-- Record set start --

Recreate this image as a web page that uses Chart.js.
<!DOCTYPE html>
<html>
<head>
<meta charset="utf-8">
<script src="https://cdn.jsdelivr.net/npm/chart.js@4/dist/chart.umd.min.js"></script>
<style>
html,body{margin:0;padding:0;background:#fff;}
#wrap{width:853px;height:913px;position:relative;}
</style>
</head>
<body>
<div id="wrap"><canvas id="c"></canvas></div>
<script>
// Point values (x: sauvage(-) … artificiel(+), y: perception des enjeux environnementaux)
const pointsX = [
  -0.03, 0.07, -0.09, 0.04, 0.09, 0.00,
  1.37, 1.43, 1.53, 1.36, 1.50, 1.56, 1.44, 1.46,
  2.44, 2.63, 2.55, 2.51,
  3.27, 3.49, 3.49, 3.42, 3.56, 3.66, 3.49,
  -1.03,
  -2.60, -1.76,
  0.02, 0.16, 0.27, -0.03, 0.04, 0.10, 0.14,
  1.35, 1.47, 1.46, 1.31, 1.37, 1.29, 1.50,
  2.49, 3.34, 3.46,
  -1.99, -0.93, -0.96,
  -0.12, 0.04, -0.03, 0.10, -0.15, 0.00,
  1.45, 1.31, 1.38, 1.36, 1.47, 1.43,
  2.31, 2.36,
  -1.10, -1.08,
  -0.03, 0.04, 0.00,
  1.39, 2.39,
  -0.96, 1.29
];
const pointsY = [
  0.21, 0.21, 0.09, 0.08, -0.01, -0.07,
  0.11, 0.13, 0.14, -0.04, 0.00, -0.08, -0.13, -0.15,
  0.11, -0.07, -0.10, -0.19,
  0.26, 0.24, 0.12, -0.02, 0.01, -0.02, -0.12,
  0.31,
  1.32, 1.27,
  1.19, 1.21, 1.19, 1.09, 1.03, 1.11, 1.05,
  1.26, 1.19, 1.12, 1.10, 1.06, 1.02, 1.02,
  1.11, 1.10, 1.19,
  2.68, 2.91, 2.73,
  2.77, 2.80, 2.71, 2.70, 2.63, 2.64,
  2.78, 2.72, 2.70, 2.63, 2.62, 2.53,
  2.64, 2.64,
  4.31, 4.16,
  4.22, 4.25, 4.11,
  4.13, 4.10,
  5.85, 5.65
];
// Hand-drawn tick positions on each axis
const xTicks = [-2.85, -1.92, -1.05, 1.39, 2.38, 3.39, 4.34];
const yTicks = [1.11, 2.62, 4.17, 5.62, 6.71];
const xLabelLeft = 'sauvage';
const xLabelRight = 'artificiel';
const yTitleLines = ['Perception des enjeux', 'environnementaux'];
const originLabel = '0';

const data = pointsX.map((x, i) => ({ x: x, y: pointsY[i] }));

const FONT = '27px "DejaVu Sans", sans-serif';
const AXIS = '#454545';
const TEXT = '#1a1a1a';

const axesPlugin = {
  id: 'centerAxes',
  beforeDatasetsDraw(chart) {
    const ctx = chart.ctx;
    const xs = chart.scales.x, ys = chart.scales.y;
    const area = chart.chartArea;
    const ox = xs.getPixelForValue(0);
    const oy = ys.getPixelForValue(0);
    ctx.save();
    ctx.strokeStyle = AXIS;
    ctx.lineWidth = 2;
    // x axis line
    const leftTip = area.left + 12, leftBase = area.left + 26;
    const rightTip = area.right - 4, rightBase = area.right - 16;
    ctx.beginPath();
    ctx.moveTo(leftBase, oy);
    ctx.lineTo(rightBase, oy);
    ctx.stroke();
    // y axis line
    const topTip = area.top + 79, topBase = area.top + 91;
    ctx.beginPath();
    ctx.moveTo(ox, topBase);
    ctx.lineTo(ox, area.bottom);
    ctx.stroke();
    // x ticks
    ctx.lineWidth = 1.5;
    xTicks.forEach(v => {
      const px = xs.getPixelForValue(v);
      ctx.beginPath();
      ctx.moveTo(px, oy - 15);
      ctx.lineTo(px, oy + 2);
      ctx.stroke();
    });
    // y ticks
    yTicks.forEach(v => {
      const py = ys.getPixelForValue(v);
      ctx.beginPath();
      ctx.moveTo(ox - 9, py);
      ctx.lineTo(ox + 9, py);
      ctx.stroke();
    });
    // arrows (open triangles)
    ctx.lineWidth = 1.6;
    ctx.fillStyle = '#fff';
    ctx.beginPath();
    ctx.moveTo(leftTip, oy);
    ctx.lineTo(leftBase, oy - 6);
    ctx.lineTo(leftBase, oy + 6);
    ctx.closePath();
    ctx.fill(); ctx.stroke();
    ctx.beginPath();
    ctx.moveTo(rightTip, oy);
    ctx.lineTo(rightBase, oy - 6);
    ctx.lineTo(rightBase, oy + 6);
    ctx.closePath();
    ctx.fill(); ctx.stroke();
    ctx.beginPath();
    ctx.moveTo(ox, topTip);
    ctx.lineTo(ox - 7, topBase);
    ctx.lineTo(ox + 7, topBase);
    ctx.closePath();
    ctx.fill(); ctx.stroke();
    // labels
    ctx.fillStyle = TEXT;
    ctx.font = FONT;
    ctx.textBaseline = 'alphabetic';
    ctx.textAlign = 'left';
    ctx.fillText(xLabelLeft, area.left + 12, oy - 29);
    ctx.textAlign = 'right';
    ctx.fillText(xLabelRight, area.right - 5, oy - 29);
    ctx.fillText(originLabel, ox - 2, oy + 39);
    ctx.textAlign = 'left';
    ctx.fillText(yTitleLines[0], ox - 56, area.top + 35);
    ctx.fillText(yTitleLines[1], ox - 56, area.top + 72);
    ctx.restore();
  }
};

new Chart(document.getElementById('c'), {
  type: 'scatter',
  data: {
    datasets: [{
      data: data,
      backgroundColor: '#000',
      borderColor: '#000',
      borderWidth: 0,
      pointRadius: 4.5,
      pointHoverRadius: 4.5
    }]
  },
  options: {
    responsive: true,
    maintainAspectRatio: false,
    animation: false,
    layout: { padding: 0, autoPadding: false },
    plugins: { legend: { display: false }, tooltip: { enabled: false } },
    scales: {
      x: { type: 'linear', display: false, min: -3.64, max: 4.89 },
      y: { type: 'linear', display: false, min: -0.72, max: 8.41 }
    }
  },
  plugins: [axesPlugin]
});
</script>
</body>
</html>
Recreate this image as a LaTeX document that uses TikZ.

-- Record set end --

## Set task
Take the lines above and print them exactly.

## Written answer
Recreate this image as a web page that uses Chart.js.
<!DOCTYPE html>
<html>
<head>
<meta charset="utf-8">
<script src="https://cdn.jsdelivr.net/npm/chart.js@4/dist/chart.umd.min.js"></script>
<style>
html,body{margin:0;padding:0;background:#fff;}
#wrap{width:853px;height:913px;position:relative;}
</style>
</head>
<body>
<div id="wrap"><canvas id="c"></canvas></div>
<script>
// Point values (x: sauvage(-) … artificiel(+), y: perception des enjeux environnementaux)
const pointsX = [
  -0.03, 0.07, -0.09, 0.04, 0.09, 0.00,
  1.37, 1.43, 1.53, 1.36, 1.50, 1.56, 1.44, 1.46,
  2.44, 2.63, 2.55, 2.51,
  3.27, 3.49, 3.49, 3.42, 3.56, 3.66, 3.49,
  -1.03,
  -2.60, -1.76,
  0.02, 0.16, 0.27, -0.03, 0.04, 0.10, 0.14,
  1.35, 1.47, 1.46, 1.31, 1.37, 1.29, 1.50,
  2.49, 3.34, 3.46,
  -1.99, -0.93, -0.96,
  -0.12, 0.04, -0.03, 0.10, -0.15, 0.00,
  1.45, 1.31, 1.38, 1.36, 1.47, 1.43,
  2.31, 2.36,
  -1.10, -1.08,
  -0.03, 0.04, 0.00,
  1.39, 2.39,
  -0.96, 1.29
];
const pointsY = [
  0.21, 0.21, 0.09, 0.08, -0.01, -0.07,
  0.11, 0.13, 0.14, -0.04, 0.00, -0.08, -0.13, -0.15,
  0.11, -0.07, -0.10, -0.19,
  0.26, 0.24, 0.12, -0.02, 0.01, -0.02, -0.12,
  0.31,
  1.32, 1.27,
  1.19, 1.21, 1.19, 1.09, 1.03, 1.11, 1.05,
  1.26, 1.19, 1.12, 1.10, 1.06, 1.02, 1.02,
  1.11, 1.10, 1.19,
  2.68, 2.91, 2.73,
  2.77, 2.80, 2.71, 2.70, 2.63, 2.64,
  2.78, 2.72, 2.70, 2.63, 2.62, 2.53,
  2.64, 2.64,
  4.31, 4.16,
  4.22, 4.25, 4.11,
  4.13, 4.10,
  5.85, 5.65
];
// Hand-drawn tick positions on each axis
const xTicks = [-2.85, -1.92, -1.05, 1.39, 2.38, 3.39, 4.34];
const yTicks = [1.11, 2.62, 4.17, 5.62, 6.71];
const xLabelLeft = 'sauvage';
const xLabelRight = 'artificiel';
const yTitleLines = ['Perception des enjeux', 'environnementaux'];
const originLabel = '0';

const data = pointsX.map((x, i) => ({ x: x, y: pointsY[i] }));

const FONT = '27px "DejaVu Sans", sans-serif';
const AXIS = '#454545';
const TEXT = '#1a1a1a';

const axesPlugin = {
  id: 'centerAxes',
  beforeDatasetsDraw(chart) {
    const ctx = chart.ctx;
    const xs = chart.scales.x, ys = chart.scales.y;
    const area = chart.chartArea;
    const ox = xs.getPixelForValue(0);
    const oy = ys.getPixelForValue(0);
    ctx.save();
    ctx.strokeStyle = AXIS;
    ctx.lineWidth = 2;
    // x axis line
    const leftTip = area.left + 12, leftBase = area.left + 26;
    const rightTip = area.right - 4, rightBase = area.right - 16;
    ctx.beginPath();
    ctx.moveTo(leftBase, oy);
    ctx.lineTo(rightBase, oy);
    ctx.stroke();
    // y axis line
    const topTip = area.top + 79, topBase = area.top + 91;
    ctx.beginPath();
    ctx.moveTo(ox, topBase);
    ctx.lineTo(ox, area.bottom);
    ctx.stroke();
    // x ticks
    ctx.lineWidth = 1.5;
    xTicks.forEach(v => {
      const px = xs.getPixelForValue(v);
      ctx.beginPath();
      ctx.moveTo(px, oy - 15);
      ctx.lineTo(px, oy + 2);
      ctx.stroke();
    });
    // y ticks
    yTicks.forEach(v => {
      const py = ys.getPixelForValue(v);
      ctx.beginPath();
      ctx.moveTo(ox - 9, py);
      ctx.lineTo(ox + 9, py);
      ctx.stroke();
    });
    // arrows (open triangles)
    ctx.lineWidth = 1.6;
    ctx.fillStyle = '#fff';
    ctx.beginPath();
    ctx.moveTo(leftTip, oy);
    ctx.lineTo(leftBase, oy - 6);
    ctx.lineTo(leftBase, oy + 6);
    ctx.closePath();
    ctx.fill(); ctx.stroke();
    ctx.beginPath();
    ctx.moveTo(rightTip, oy);
    ctx.lineTo(rightBase, oy - 6);
    ctx.lineTo(rightBase, oy + 6);
    ctx.closePath();
    ctx.fill(); ctx.stroke();
    ctx.beginPath();
    ctx.moveTo(ox, topTip);
    ctx.lineTo(ox - 7, topBase);
    ctx.lineTo(ox + 7, topBase);
    ctx.closePath();
    ctx.fill(); ctx.stroke();
    // labels
    ctx.fillStyle = TEXT;
    ctx.font = FONT;
    ctx.textBaseline = 'alphabetic';
    ctx.textAlign = 'left';
    ctx.fillText(xLabelLeft, area.left + 12, oy - 29);
    ctx.textAlign = 'right';
    ctx.fillText(xLabelRight, area.right - 5, oy - 29);
    ctx.fillText(originLabel, ox - 2, oy + 39);
    ctx.textAlign = 'left';
    ctx.fillText(yTitleLines[0], ox - 56, area.top + 35);
    ctx.fillText(yTitleLines[1], ox - 56, area.top + 72);
    ctx.restore();
  }
};

new Chart(document.getElementById('c'), {
  type: 'scatter',
  data: {
    datasets: [{
      data: data,
      backgroundColor: '#000',
      borderColor: '#000',
      borderWidth: 0,
      pointRadius: 4.5,
      pointHoverRadius: 4.5
    }]
  },
  options: {
    responsive: true,
    maintainAspectRatio: false,
    animation: false,
    layout: { padding: 0, autoPadding: false },
    plugins: { legend: { display: false }, tooltip: { enabled: false } },
    scales: {
      x: { type: 'linear', display: false, min: -3.64, max: 4.89 },
      y: { type: 'linear', display: false, min: -0.72, max: 8.41 }
    }
  },
  plugins: [axesPlugin]
});
</script>
</body>
</html>
Recreate this image as a LaTeX document that uses TikZ.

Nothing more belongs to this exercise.